▶ _Data segment_:

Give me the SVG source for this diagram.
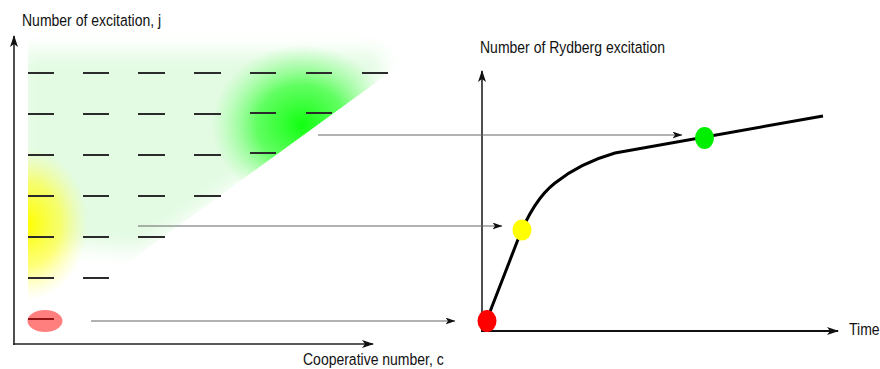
<svg xmlns="http://www.w3.org/2000/svg" width="880" height="369" viewBox="0 0 880 369">
<defs>
<style>
.lbl{font-family:"Liberation Sans",Arial,sans-serif;font-size:14px;fill:#111}
.dash{stroke:#2b2b2b;stroke-width:2;fill:none}
.axis{stroke:#222;stroke-width:1.6;fill:none}
.conn{stroke:#666;stroke-width:1.1;fill:none}
</style>
<marker id="ah" viewBox="0 0 12 8" refX="11" refY="4" markerWidth="12" markerHeight="8" markerUnits="userSpaceOnUse" orient="auto">
<path d="M0,0 L12,4 L0,8 L3,4 Z" fill="#111"/>
</marker>
<marker id="ahs" viewBox="0 0 10 7" refX="9.5" refY="3.5" markerWidth="10" markerHeight="7" markerUnits="userSpaceOnUse" orient="auto">
<path d="M0,0 L10,3.5 L0,7 L2.5,3.5 Z" fill="#111"/>
</marker>
<clipPath id="region">
<polygon points="28,20 420,20 420,50 389,73 90,290 28,290"/>
</clipPath>
<clipPath id="leftcut">
<rect x="28" y="0" width="400" height="369"/>
</clipPath>
<filter id="blur" filterUnits="userSpaceOnUse" x="0" y="0" width="460" height="330">
<feGaussianBlur stdDeviation="10"/>
</filter>
<radialGradient id="gGreen" cx="0.5" cy="0.5" r="0.5">
<stop offset="0" stop-color="#10ff10" stop-opacity="1"/>
<stop offset="0.5" stop-color="#40ff40" stop-opacity="0.8"/>
<stop offset="1" stop-color="#80ff80" stop-opacity="0"/>
</radialGradient>
<radialGradient id="gYellow" cx="0.5" cy="0.5" r="0.5">
<stop offset="0" stop-color="#ffff00" stop-opacity="1"/>
<stop offset="0.55" stop-color="#ffff30" stop-opacity="0.65"/>
<stop offset="1" stop-color="#ffff80" stop-opacity="0"/>
</radialGradient>
</defs>

<rect width="880" height="369" fill="#fff"/>

<g id="shading" clip-path="url(#region)">
<polygon points="20,52 380,52 385,78 140,250 20,240" fill="#e2fbe2" filter="url(#blur)"/>
<ellipse cx="302" cy="125" rx="90" ry="80" fill="url(#gGreen)"/>
</g>
<g id="yellow-glow" clip-path="url(#leftcut)">
<ellipse cx="28" cy="224" rx="60" ry="76" fill="url(#gYellow)"/>
</g>

<g id="levels">
<g class="dash">
<path d="M28,73h26M83,73h26M138,73h27M194,73h27M250,73h26M306,73h26M362,73h26"/>
<path d="M28,114h26M83,114h26M138,114h27M194,114h27M250,113h26M306,113h26"/>
<path d="M28,155h26M83,155h26M138,155h27M194,155h27M250,153h26"/>
<path d="M28,196h26M83,196h26M138,196h27M194,196h27"/>
<path d="M28,237h26M83,237h26M138,237h27"/>
<path d="M28,278h26M83,278h26"/>
<path d="M28,319h26"/>
</g>
</g>

<g id="red-ground">
<ellipse cx="45" cy="321" rx="17.5" ry="11" fill="#ff0000" fill-opacity="0.5"/>
</g>

<g id="left-axes">
<path class="axis" d="M14,345 V36" marker-end="url(#ah)"/>
<path class="axis" d="M13,344 H373" marker-end="url(#ah)"/>
<text class="lbl" transform="translate(22,26) scale(1,1.18)">Number of excitation, j</text>
<text class="lbl" transform="translate(303,365) scale(1,1.18)">Cooperative number, c</text>
</g>

<g id="right-axes">
<path class="axis" d="M482,331 V71" marker-end="url(#ah)"/>
<path d="M481,331 H838" stroke="#111" stroke-width="2.2" fill="none" marker-end="url(#ah)"/>
<text class="lbl" transform="translate(480,53) scale(1,1.18)">Number of Rydberg excitation</text>
<text class="lbl" transform="translate(849,335) scale(1,1.18)">Time</text>
</g>

<g id="connectors">
<path class="conn" d="M318,135 H682" marker-end="url(#ahs)"/>
<path class="conn" d="M138,226 H502" marker-end="url(#ahs)"/>
<path class="conn" d="M91,321 H455" marker-end="url(#ahs)"/>
</g>

<g id="curve">
<path d="M486,322 L517,242 Q533,200 555,183 Q580,163 615,153 L823,116" stroke="#000" stroke-width="3" fill="none" stroke-linejoin="round"/>
</g>

<g id="dot-red"><ellipse cx="487" cy="321" rx="9.5" ry="11" fill="#ff0000"/></g>
<g id="dot-yellow"><ellipse cx="522" cy="230" rx="9.5" ry="10.5" fill="#ffff00"/></g>
<g id="dot-green"><ellipse cx="704.5" cy="138" rx="9.5" ry="11" fill="#00ee00"/></g>
</svg>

▶ _Aim of the task_: Please transcribe the material above exactly as written. Leave the pictures out.

▶ _Final result_:
Give me the SVG source for this diagram.
<svg xmlns="http://www.w3.org/2000/svg" width="880" height="369" viewBox="0 0 880 369">
<defs>
<style>
.lbl{font-family:"Liberation Sans",Arial,sans-serif;font-size:14px;fill:#111}
.dash{stroke:#2b2b2b;stroke-width:2;fill:none}
.axis{stroke:#222;stroke-width:1.6;fill:none}
.conn{stroke:#666;stroke-width:1.1;fill:none}
</style>
<marker id="ah" viewBox="0 0 12 8" refX="11" refY="4" markerWidth="12" markerHeight="8" markerUnits="userSpaceOnUse" orient="auto">
<path d="M0,0 L12,4 L0,8 L3,4 Z" fill="#111"/>
</marker>
<marker id="ahs" viewBox="0 0 10 7" refX="9.5" refY="3.5" markerWidth="10" markerHeight="7" markerUnits="userSpaceOnUse" orient="auto">
<path d="M0,0 L10,3.5 L0,7 L2.5,3.5 Z" fill="#111"/>
</marker>
<clipPath id="region">
<polygon points="28,20 420,20 420,50 389,73 90,290 28,290"/>
</clipPath>
<clipPath id="leftcut">
<rect x="28" y="0" width="400" height="369"/>
</clipPath>
<filter id="blur" filterUnits="userSpaceOnUse" x="0" y="0" width="460" height="330">
<feGaussianBlur stdDeviation="10"/>
</filter>
<radialGradient id="gGreen" cx="0.5" cy="0.5" r="0.5">
<stop offset="0" stop-color="#10ff10" stop-opacity="1"/>
<stop offset="0.5" stop-color="#40ff40" stop-opacity="0.8"/>
<stop offset="1" stop-color="#80ff80" stop-opacity="0"/>
</radialGradient>
<radialGradient id="gYellow" cx="0.5" cy="0.5" r="0.5">
<stop offset="0" stop-color="#ffff00" stop-opacity="1"/>
<stop offset="0.55" stop-color="#ffff30" stop-opacity="0.65"/>
<stop offset="1" stop-color="#ffff80" stop-opacity="0"/>
</radialGradient>
</defs>

<rect width="880" height="369" fill="#fff"/>

<g id="shading" clip-path="url(#region)">
<polygon points="20,52 380,52 385,78 140,250 20,240" fill="#e2fbe2" filter="url(#blur)"/>
<ellipse cx="302" cy="125" rx="90" ry="80" fill="url(#gGreen)"/>
</g>
<g id="yellow-glow" clip-path="url(#leftcut)">
<ellipse cx="28" cy="224" rx="60" ry="76" fill="url(#gYellow)"/>
</g>

<g id="levels">
<g class="dash">
<path d="M28,73h26M83,73h26M138,73h27M194,73h27M250,73h26M306,73h26M362,73h26"/>
<path d="M28,114h26M83,114h26M138,114h27M194,114h27M250,113h26M306,113h26"/>
<path d="M28,155h26M83,155h26M138,155h27M194,155h27M250,153h26"/>
<path d="M28,196h26M83,196h26M138,196h27M194,196h27"/>
<path d="M28,237h26M83,237h26M138,237h27"/>
<path d="M28,278h26M83,278h26"/>
<path d="M28,319h26"/>
</g>
</g>

<g id="red-ground">
<ellipse cx="45" cy="321" rx="17.5" ry="11" fill="#ff0000" fill-opacity="0.5"/>
</g>

<g id="left-axes">
<path class="axis" d="M14,345 V36" marker-end="url(#ah)"/>
<path class="axis" d="M13,344 H373" marker-end="url(#ah)"/>
<text class="lbl" transform="translate(22,26) scale(1,1.18)">Number of excitation, j</text>
<text class="lbl" transform="translate(303,365) scale(1,1.18)">Cooperative number, c</text>
</g>

<g id="right-axes">
<path class="axis" d="M482,331 V71" marker-end="url(#ah)"/>
<path d="M481,331 H838" stroke="#111" stroke-width="2.2" fill="none" marker-end="url(#ah)"/>
<text class="lbl" transform="translate(480,53) scale(1,1.18)">Number of Rydberg excitation</text>
<text class="lbl" transform="translate(849,335) scale(1,1.18)">Time</text>
</g>

<g id="connectors">
<path class="conn" d="M318,135 H682" marker-end="url(#ahs)"/>
<path class="conn" d="M138,226 H502" marker-end="url(#ahs)"/>
<path class="conn" d="M91,321 H455" marker-end="url(#ahs)"/>
</g>

<g id="curve">
<path d="M486,322 L517,242 Q533,200 555,183 Q580,163 615,153 L823,116" stroke="#000" stroke-width="3" fill="none" stroke-linejoin="round"/>
</g>

<g id="dot-red"><ellipse cx="487" cy="321" rx="9.5" ry="11" fill="#ff0000"/></g>
<g id="dot-yellow"><ellipse cx="522" cy="230" rx="9.5" ry="10.5" fill="#ffff00"/></g>
<g id="dot-green"><ellipse cx="704.5" cy="138" rx="9.5" ry="11" fill="#00ee00"/></g>
</svg>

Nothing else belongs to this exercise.